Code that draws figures
------------

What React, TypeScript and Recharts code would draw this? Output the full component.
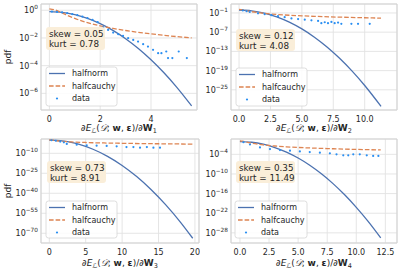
import React from 'react';
import { ComposedChart, Line, Scatter, XAxis, YAxis, CartesianGrid, ReferenceArea } from 'recharts';

// ---------- data ----------
// Panel 1 : dE/dW1
const p1NormX = [0, 0.5, 1, 1.5, 2, 2.5, 3, 3.5, 4, 4.5, 5, 5.6];
const p1NormY = [0.798, 0.704, 0.484, 0.259, 0.108, 0.0351, 0.00887, 0.001745, 2.68e-4, 3.19e-5, 2.97e-6, 1.24e-7];
const p1CauchyX = [0, 0.25, 0.5, 0.75, 1, 1.5, 2, 2.5, 3, 3.5, 4, 4.5, 5, 5.6];
const p1CauchyY = [1.273, 1.018, 0.637, 0.392, 0.255, 0.127, 0.0749, 0.049, 0.0344, 0.0255, 0.0196, 0.0155, 0.0126, 0.0101];
const p1DataX = [0.1, 0.3, 0.5, 0.7, 0.9, 1.1, 1.3, 1.5, 1.7, 1.9, 2.12, 2.31, 2.51, 2.71, 2.9, 3.1, 3.3, 3.49, 3.69, 3.88, 4.08, 4.28, 4.41, 4.6, 4.67, 4.84, 5.09, 5.41];
const p1DataY = [0.8, 0.76, 0.7, 0.62, 0.53, 0.44, 0.35, 0.27, 0.2, 0.14, 0.0589, 0.038, 0.0245, 0.0186, 0.0141, 0.00955, 0.00724, 0.0055, 0.00355, 0.0024, 0.00138, 7.9e-4, 7.9e-4, 1.05e-3, 3.5e-4, 3.5e-4, 1.05e-3, 3.5e-4];

// Panel 2 : dE/dW2
const p2NormX = [0, 1, 2, 3, 4, 5, 6, 7, 8, 9, 10, 11.3];
const p2NormY = [0.831, 0.483, 0.095, 6.3e-3, 1.41e-4, 1.07e-6, 2.75e-9, 2.4e-12, 6.9e-16, 6.9e-20, 2.3e-24, 6.9e-31];
const p2CauchyX = [0, 0.25, 0.5, 0.75, 1, 1.5, 2, 3, 4, 5, 6, 8, 10, 11.3];
const p2CauchyY = [1.273, 1.018, 0.637, 0.392, 0.255, 0.127, 0.0749, 0.0344, 0.0196, 0.0126, 8.78e-3, 4.95e-3, 3.17e-3, 2.49e-3];
const p2DataX = [0.3, 0.6, 0.85, 1.51, 2.04, 2.58, 3.1, 3.63, 4.17, 4.7, 5.23, 5.76, 6.29, 6.55, 6.82, 7.08, 7.35, 7.61, 7.88, 8.14, 8.94, 9.47, 10.4];
const p2DataY = [0.631, 0.355, 0.204, 0.0794, 0.0398, 0.02, 0.01, 0.005, 0.002, 0.00126, 7.9e-4, 5e-4, 3.2e-4, 6.3e-5, 1.26e-4, 6.3e-5, 1.6e-4, 6.3e-5, 1e-4, 4e-5, 4e-5, 4e-5, 4e-5];

// Panel 3 : dE/dW3
const p3NormX = [0, 1, 2, 3, 4, 6, 8, 10, 12, 14, 16, 18, 19.7];
const p3NormY = [0.746, 0.484, 0.13, 0.0146, 6.9e-4, 1.1e-7, 5.4e-13, 7.9e-20, 3.6e-28, 4.9e-38, 2.0e-49, 2.6e-62, 1.8e-74];
const p3CauchyX = [0, 0.5, 1, 2, 3, 5, 7.5, 10, 12.5, 15, 17.5, 19.7];
const p3CauchyY = [1.273, 0.637, 0.255, 0.0749, 0.0344, 0.0126, 5.63e-3, 3.17e-3, 2.03e-3, 1.41e-3, 1.04e-3, 8.2e-4];
const p3DataX = [0.3, 0.9, 1.5, 2.0, 2.4, 3.76, 5.14, 6.5, 7.88, 9.25, 10.6, 11.55, 12.46, 13.4, 14.3, 15.2];
const p3DataY = [0.631, 0.251, 0.063, 0.0158, 1e-3, 3.16e-4, 1e-4, 5e-5, 3.16e-5, 1.78e-5, 5e-6, 5e-6, 1.58e-6, 5e-6, 1.58e-6, 1.58e-6];

// Panel 4 : dE/dW4
const p4NormX = [0, 1, 2, 3, 4, 5, 6, 7, 8, 9, 10, 11, 12.1];
const p4NormY = [0.767, 0.483, 0.121, 0.012, 4.7e-4, 7.3e-6, 4.6e-8, 1.1e-10, 1.1e-13, 4.2e-17, 6.3e-21, 3.9e-25, 3.0e-30];
const p4CauchyX = [0, 0.25, 0.5, 0.75, 1, 1.5, 2, 3, 4, 5, 6, 8, 10, 12.1];
const p4CauchyY = [1.273, 1.018, 0.637, 0.392, 0.255, 0.127, 0.0749, 0.0344, 0.0196, 0.0126, 8.78e-3, 4.95e-3, 3.17e-3, 2.17e-3];
const p4DataX = [0.3, 0.86, 1.72, 2.58, 3.44, 4.3, 5.15, 6.0, 6.87, 7.73, 8.3, 8.88, 9.31, 9.74, 10.3, 10.9, 11.45, 11.9];
const p4DataY = [0.5, 0.1, 0.0126, 0.004, 0.002, 0.00126, 7.9e-4, 5e-4, 3.2e-4, 2e-4, 1e-4, 5e-5, 5e-5, 1e-4, 1e-4, 5e-5, 3.2e-5, 3.2e-5];

// ticks & annotations
const p1XTicks = [0, 2, 4];
const p2XTicks = [0, 2.5, 5, 7.5, 10];
const p3XTicks = [0, 5, 10, 15, 20];
const p4XTicks = [0, 2.5, 5, 7.5, 10, 12.5];
const p1YTicks = [1, 1e-2, 1e-4, 1e-6];
const p2YTicks = [1e-1, 1e-7, 1e-13, 1e-19, 1e-25];
const p3YTicks = [1e-10, 1e-25, 1e-40, 1e-55, 1e-70];
const p4YTicks = [1e-4, 1e-10, 1e-16, 1e-22, 1e-28];
const skews = ['0.05', '0.12', '0.73', '0.35'];
const kurts = ['0.78', '4.08', '8.91', '11.49'];
const seriesNames = ['halfnorm', 'halfcauchy', 'data'];
const weightIdx = ['1', '2', '3', '4'];

const zip = (xs: number[], ys: number[]) => xs.map((x, i) => ({ x, y: ys[i] }));

// ---------- style ----------
const FONT = 'DejaVu Sans';
const BLUE = '#4c72b0';
const ORANGE = '#dd8452';
const DOT = '#2a8ff2';
const GRID = '#e2e2e2';
const TEXT = '#262626';

const LogTick = (props: any) => {
  const { x, y, payload } = props;
  const e = Math.round(Math.log10(payload.value));
  const s = e < 0 ? '\u2212' + Math.abs(e) : String(e);
  return (
    <text x={x} y={y + 3} textAnchor="end" fontFamily={FONT} fontSize={8} fill={TEXT}>
      <tspan>10</tspan>
      <tspan dy={-4} fontSize={5.8}>{s}</tspan>
    </text>
  );
};

type PanelProps = {
  box: [number, number, number, number];
  margin: { top: number; right: number; left: number; bottom: number };
  yWidth: number;
  xHeight: number;
  xDomain: [number, number];
  yExp: [number, number];
  xTicks: number[];
  yTicks: number[];
  fmt: (v: number) => string;
  norm: { x: number; y: number }[];
  cauchy: { x: number; y: number }[];
  dots: { x: number; y: number }[];
};

const Panel = (p: PanelProps) => {
  const yDomain: [number, number] = [Math.pow(10, p.yExp[0]), Math.pow(10, p.yExp[1])];
  return (
    <div style={{ position: 'absolute', left: p.box[0], top: p.box[1], width: p.box[2], height: p.box[3] }}>
      <ComposedChart width={p.box[2]} height={p.box[3]} margin={p.margin}>
        <CartesianGrid stroke={GRID} strokeWidth={0.9} />
        <XAxis
          type="number"
          dataKey="x"
          domain={p.xDomain}
          allowDataOverflow
          ticks={p.xTicks}
          interval={0}
          tickFormatter={p.fmt}
          tickLine={false}
          axisLine={false}
          tickSize={0}
          tickMargin={6}
          height={p.xHeight}
          tick={{ fontSize: 8, fill: TEXT, fontFamily: FONT }}
        />
        <YAxis
          type="number"
          dataKey="y"
          scale="log"
          domain={yDomain}
          allowDataOverflow
          ticks={p.yTicks}
          interval={0}
          tickLine={false}
          axisLine={false}
          tickSize={0}
          tickMargin={3}
          width={p.yWidth}
          tick={<LogTick />}
        />
        <ReferenceArea x1={p.xDomain[0]} x2={p.xDomain[1]} y1={yDomain[0]} y2={yDomain[1]} fill="none" stroke="#d2d2d2" strokeWidth={1} ifOverflow="visible" />
        <Line data={p.norm} dataKey="y" type="monotone" stroke={BLUE} strokeWidth={1.3} dot={false} isAnimationActive={false} />
        <Line data={p.cauchy} dataKey="y" type="monotone" stroke={ORANGE} strokeWidth={1.3} strokeDasharray="4.6 2" dot={false} isAnimationActive={false} />
        <Scatter
          data={p.dots}
          dataKey="y"
          isAnimationActive={false}
          shape={(s: any) => <circle cx={s.cx} cy={s.cy} r={1.1} fill={DOT} />}
        />
      </ComposedChart>
    </div>
  );
};

const XLabel = ({ cx, y, idx }: { cx: number; y: number; idx: string }) => (
  <text x={cx} y={y} textAnchor="middle" fontFamily={FONT} fontSize={9} fill={TEXT}>
    <tspan>{'\u2202'}</tspan>
    <tspan fontStyle="italic">E</tspan>
    <tspan fontSize={6.5} dy={2} fontStyle="italic">{'\u2112'}</tspan>
    <tspan dy={-2}>(</tspan>
    <tspan fontStyle="italic">{'\uD835\uDC9F'}</tspan>
    <tspan>; </tspan>
    <tspan fontWeight="bold">w</tspan>
    <tspan>, </tspan>
    <tspan fontWeight="bold">{'\u03B5'}</tspan>
    <tspan>)/{'\u2202'}</tspan>
    <tspan fontWeight="bold">W</tspan>
    <tspan fontSize={6.5} dy={2}>{idx}</tspan>
  </text>
);

const StatBox = ({ x, y, w, h, skew, kurt }: any) => (
  <g>
    <rect x={x} y={y} width={w} height={h} rx={3} fill="#faeed9" />
    <text x={x + 3} y={y + 10} fontFamily={FONT} fontSize={8.8} fill={TEXT}>skew = {skew}</text>
    <text x={x + 3} y={y + 19.5} fontFamily={FONT} fontSize={8.8} fill={TEXT}>kurt = {kurt}</text>
  </g>
);

const LegendBox = ({ x, y, w, h }: any) => {
  const rows = [y + 6.5, y + 19, y + 31.5];
  return (
    <g>
      <rect x={x} y={y} width={w} height={h} rx={2.5} fill="#ffffff" fillOpacity={0.85} stroke="#d6d6d6" strokeWidth={0.8} />
      <line x1={x + 3} x2={x + 19} y1={rows[0]} y2={rows[0]} stroke={BLUE} strokeWidth={1.3} />
      <line x1={x + 3} x2={x + 19} y1={rows[1]} y2={rows[1]} stroke={ORANGE} strokeWidth={1.3} strokeDasharray="4.6 2" />
      <circle cx={x + 11} cy={rows[2]} r={1.1} fill={DOT} />
      {seriesNames.map((n, i) => (
        <text key={n} x={x + 26} y={rows[i] + 2.9} fontFamily={FONT} fontSize={8} fill={TEXT}>{n}</text>
      ))}
    </g>
  );
};

export default function App() {
  const f0 = (v: number) => String(v);
  const f1 = (v: number) => v.toFixed(1);
  return (
    <div style={{ position: 'absolute', left: 0, top: 0, width: 399, height: 273, background: '#ffffff', overflow: 'hidden' }}>
      <Panel box={[0, 0, 200, 136]} margin={{ top: 4, right: 3, left: 0, bottom: 0 }} yWidth={41} xHeight={26}
        xDomain={[-0.33, 5.81]} yExp={[-7.2, 0.45]} xTicks={p1XTicks} yTicks={p1YTicks} fmt={f0}
        norm={zip(p1NormX, p1NormY)} cauchy={zip(p1CauchyX, p1CauchyY)} dots={zip(p1DataX, p1DataY)} />
      <Panel box={[200, 0, 199, 136]} margin={{ top: 4, right: 2, left: 0, bottom: 0 }} yWidth={31} xHeight={26}
        xDomain={[-0.64, 12.57]} yExp={[-31.3, 1.8]} xTicks={p2XTicks} yTicks={p2YTicks} fmt={f1}
        norm={zip(p2NormX, p2NormY)} cauchy={zip(p2CauchyX, p2CauchyY)} dots={zip(p2DataX, p2DataY)} />
      <Panel box={[0, 136, 200, 137]} margin={{ top: 3, right: 1, left: 0, bottom: 0 }} yWidth={41} xHeight={30}
        xDomain={[-1.14, 20.56]} yExp={[-77.3, 0.73]} xTicks={p3XTicks} yTicks={p3YTicks} fmt={f0}
        norm={zip(p3NormX, p3NormY)} cauchy={zip(p3CauchyX, p3CauchyY)} dots={zip(p3DataX, p3DataY)} />
      <Panel box={[200, 136, 199, 137]} margin={{ top: 3, right: 2, left: 0, bottom: 0 }} yWidth={31} xHeight={30}
        xDomain={[-0.77, 13.5]} yExp={[-31.1, 0.68]} xTicks={p4XTicks} yTicks={p4YTicks} fmt={f1}
        norm={zip(p4NormX, p4NormY)} cauchy={zip(p4CauchyX, p4CauchyY)} dots={zip(p4DataX, p4DataY)} />
      <svg width={399} height={273} style={{ position: 'absolute', left: 0, top: 0, pointerEvents: 'none' }}>
        <text transform="translate(11,57) rotate(-90)" textAnchor="middle" fontFamily={FONT} fontSize={9} fill={TEXT}>pdf</text>
        <text transform="translate(11,191) rotate(-90)" textAnchor="middle" fontFamily={FONT} fontSize={9} fill={TEXT}>pdf</text>
        <XLabel cx={119} y={131} idx={weightIdx[0]} />
        <XLabel cx={314} y={131} idx={weightIdx[1]} />
        <XLabel cx={120} y={266} idx={weightIdx[2]} />
        <XLabel cx={314} y={266} idx={weightIdx[3]} />
        <StatBox x={46} y={27} w={59} h={23} skew={skews[0]} kurt={kurts[0]} />
        <StatBox x={236} y={29} w={59} h={22} skew={skews[1]} kurt={kurts[1]} />
        <StatBox x={47} y={161} w={59} h={22} skew={skews[2]} kurt={kurts[2]} />
        <StatBox x={236} y={161} w={59} h={22} skew={skews[3]} kurt={kurts[3]} />
        <LegendBox x={46} y={67} w={71} h={39} />
        <LegendBox x={236} y={68} w={71} h={38} />
        <LegendBox x={46} y={201} w={71} h={37} />
        <LegendBox x={235} y={201} w={72} h={37} />
      </svg>
    </div>
  );
}
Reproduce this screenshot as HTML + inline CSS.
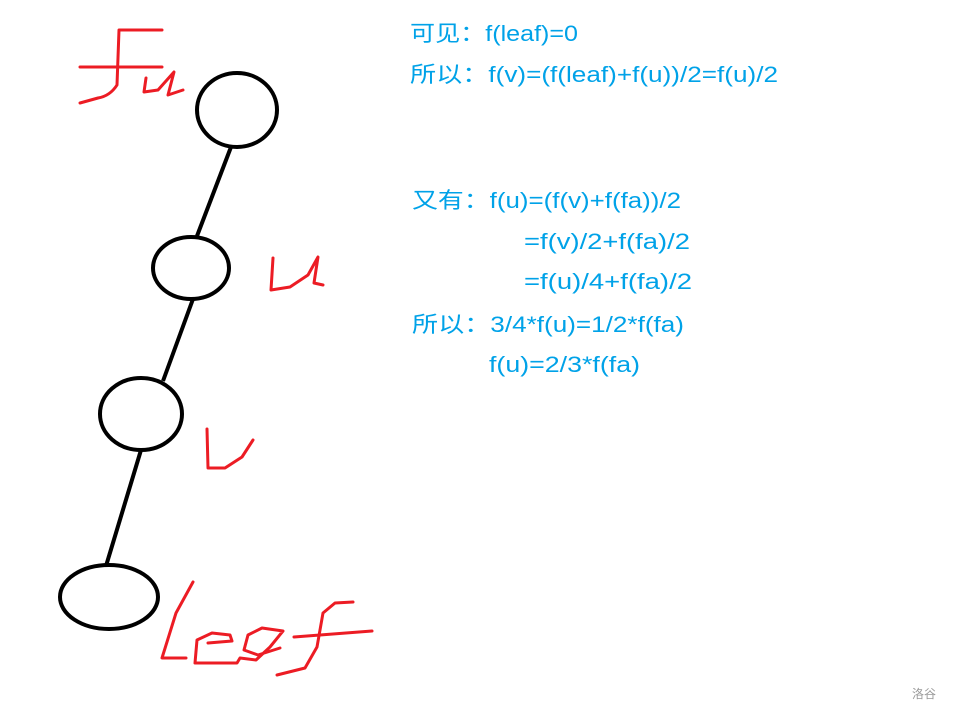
<!DOCTYPE html>
<html><head><meta charset="utf-8"><style>html,body{margin:0;padding:0;background:#fff}svg{display:block}</style></head>
<body>
<svg width="954" height="714" viewBox="0 0 954 714" xmlns="http://www.w3.org/2000/svg">
<g fill="none" stroke="#000" stroke-width="4">
<ellipse cx="237" cy="110" rx="40" ry="37"/>
<ellipse cx="191" cy="268" rx="38" ry="31"/>
<ellipse cx="141" cy="414" rx="41" ry="36"/>
<ellipse cx="109" cy="597" rx="49" ry="32"/>
<line x1="231" y1="147" x2="197" y2="236"/>
<line x1="193" y1="299" x2="163" y2="381"/>
<line x1="141" y1="450" x2="106" y2="566"/>
</g>
<g fill="none" stroke="#ec1c24" stroke-width="3" stroke-linejoin="round" stroke-linecap="round">
<path d="M80 67 L162 67"/>
<path d="M162 30 L119 30 L117 85 Q110 96 98 98 L80 103"/>
<path d="M146 78 L144 92 L158 90 L174 72 L168 95 L183 90"/>
<path d="M273 258 L271 290 L290 287 L308 275 L318 257 L314 283 L323 285"/>
<path d="M207 429 L208 468 L225 468 L242 457 L253 440"/>
<path d="M193 582 L176 613 L162 658 L186 658"/>
<path d="M208 643 L232 641 L230 635 L212 633 L197 640 L195 663 L237 663 L240 658 L256 660 L270 647 L283 631 L262 628 L248 635 L244 650 L258 655 L280 648"/>
<path d="M353 602 L335 603 L323 613 L317 647 L305 668 L277 675"/>
<path d="M294 637 L372 631"/>
</g>
<g fill="#00a2e8" font-family="'Liberation Sans','Noto Sans CJK SC',sans-serif" font-size="22">
<text x="410" y="41" textLength="168" lengthAdjust="spacingAndGlyphs">可见：f(leaf)=0</text>
<text x="410" y="82" textLength="368" lengthAdjust="spacingAndGlyphs">所以：f(v)=(f(leaf)+f(u))/2=f(u)/2</text>
<text x="412" y="208" textLength="269" lengthAdjust="spacingAndGlyphs">又有：f(u)=(f(v)+f(fa))/2</text>
<text x="524" y="249" textLength="166" lengthAdjust="spacingAndGlyphs">=f(v)/2+f(fa)/2</text>
<text x="524" y="289" textLength="168" lengthAdjust="spacingAndGlyphs">=f(u)/4+f(fa)/2</text>
<text x="412" y="332" textLength="272" lengthAdjust="spacingAndGlyphs">所以：3/4*f(u)=1/2*f(fa)</text>
<text x="489" y="372" textLength="151" lengthAdjust="spacingAndGlyphs">f(u)=2/3*f(fa)</text>
</g>
<text x="912" y="698" fill="#999" font-size="12" font-family="'Noto Sans CJK SC',sans-serif">洛谷</text>
</svg>
</body></html>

------------

**Aim of the exercise:** Reproduce only the lines of the records from the start up to and including the line that holds "4e-5, 4e-5, 4e-5];"; do not carry over any picture.

**Task response:**
What React, TypeScript and Recharts code would draw this? Output the full component.
import React from 'react';
import { ComposedChart, Line, Scatter, XAxis, YAxis, CartesianGrid, ReferenceArea } from 'recharts';

// ---------- data ----------
// Panel 1 : dE/dW1
const p1NormX = [0, 0.5, 1, 1.5, 2, 2.5, 3, 3.5, 4, 4.5, 5, 5.6];
const p1NormY = [0.798, 0.704, 0.484, 0.259, 0.108, 0.0351, 0.00887, 0.001745, 2.68e-4, 3.19e-5, 2.97e-6, 1.24e-7];
const p1CauchyX = [0, 0.25, 0.5, 0.75, 1, 1.5, 2, 2.5, 3, 3.5, 4, 4.5, 5, 5.6];
const p1CauchyY = [1.273, 1.018, 0.637, 0.392, 0.255, 0.127, 0.0749, 0.049, 0.0344, 0.0255, 0.0196, 0.0155, 0.0126, 0.0101];
const p1DataX = [0.1, 0.3, 0.5, 0.7, 0.9, 1.1, 1.3, 1.5, 1.7, 1.9, 2.12, 2.31, 2.51, 2.71, 2.9, 3.1, 3.3, 3.49, 3.69, 3.88, 4.08, 4.28, 4.41, 4.6, 4.67, 4.84, 5.09, 5.41];
const p1DataY = [0.8, 0.76, 0.7, 0.62, 0.53, 0.44, 0.35, 0.27, 0.2, 0.14, 0.0589, 0.038, 0.0245, 0.0186, 0.0141, 0.00955, 0.00724, 0.0055, 0.00355, 0.0024, 0.00138, 7.9e-4, 7.9e-4, 1.05e-3, 3.5e-4, 3.5e-4, 1.05e-3, 3.5e-4];

// Panel 2 : dE/dW2
const p2NormX = [0, 1, 2, 3, 4, 5, 6, 7, 8, 9, 10, 11.3];
const p2NormY = [0.831, 0.483, 0.095, 6.3e-3, 1.41e-4, 1.07e-6, 2.75e-9, 2.4e-12, 6.9e-16, 6.9e-20, 2.3e-24, 6.9e-31];
const p2CauchyX = [0, 0.25, 0.5, 0.75, 1, 1.5, 2, 3, 4, 5, 6, 8, 10, 11.3];
const p2CauchyY = [1.273, 1.018, 0.637, 0.392, 0.255, 0.127, 0.0749, 0.0344, 0.0196, 0.0126, 8.78e-3, 4.95e-3, 3.17e-3, 2.49e-3];
const p2DataX = [0.3, 0.6, 0.85, 1.51, 2.04, 2.58, 3.1, 3.63, 4.17, 4.7, 5.23, 5.76, 6.29, 6.55, 6.82, 7.08, 7.35, 7.61, 7.88, 8.14, 8.94, 9.47, 10.4];
const p2DataY = [0.631, 0.355, 0.204, 0.0794, 0.0398, 0.02, 0.01, 0.005, 0.002, 0.00126, 7.9e-4, 5e-4, 3.2e-4, 6.3e-5, 1.26e-4, 6.3e-5, 1.6e-4, 6.3e-5, 1e-4, 4e-5, 4e-5, 4e-5, 4e-5];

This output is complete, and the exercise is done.